NYC Subways Start Using Square And Ribbon LCD “Live Cards” In Rail Cars

January 14, 2022 by Dave Haynes

Hat Tip to Paul Fleuranges, a board exec of the Digital Signage Federation (and a very smart, experienced guy looking for the right new gig), for passing along this information and video of new digital signage screens running on the NYC subway system.

He notes via Linkedin:

Took my first subway ride of the new year on the #7 Flushing Line and walked into a car outfitted with OUTFRONT Media Live Cards. Outfront has deployed the FHD resolution screens in two sizes. The Rack Card or overhead screens are 50” x 10” while the Premium Square screen is 20” x 20”. There are two sets of each screen type installed inside the car in a staggered format, one on each side, in addition to traditional static posters. Each set is made up of six overhead screens and one square screen.

The screens are running on the Broadsign CMS platform and allow NYC Transit to dynamically display public information and delay messaging, while providing brands with the opportunity to reach and influence subway riders along their daily journeys. All of this content can be uploaded remotely. During my brief ride the screens only ran agency COVID messaging on a loop.

To date more that 2,000 Live Cards have been deployed in subway cars that operate on the #7 and multiple other lines. More are being added as part of the overall Outfront rollout of digital screens in the NYC Subway, Long Island Rail Road and Metro-North Railroad.

Mass transit passenger areas have always seemed a high opportunity environment for digital advertising, EVEN WITH people tending to stare at their smartphones or shoes while riding. The challenge, for the longest time, has been getting costs down and reliability up on the display gear. It is one thing to fix a screen on a wall on a platform, and quite another to put one in a moving rail car that is subject every day to 18 or 20 hours of vibration, bumps, grime and all kinds of bad weather.

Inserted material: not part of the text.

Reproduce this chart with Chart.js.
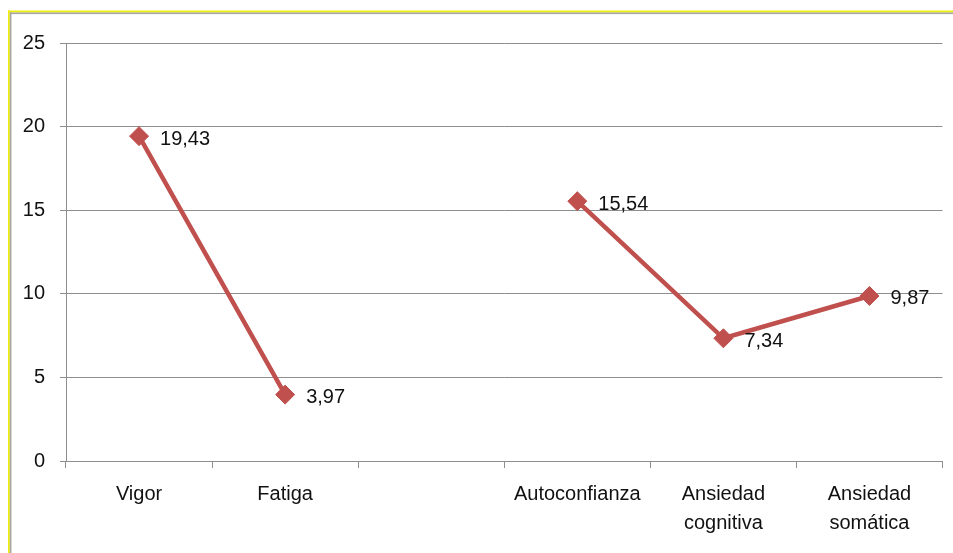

What’s particularly interesting to me are the use of custom shapes to fit the rail car – the ribbons over the windows and the squares on side walls. In the last three-four years, display manufacturers like AUO have developed the processes and equipment to natively manufacture screens in shapes other than rectangles – as opposed to manufacturing rectangles and then a second company cutting out the size/shape they need and re-manufacturing these new speciality screens. Expensive and prone to flaws. These new ones, because they are natively made, cost less and can be engineered to the need.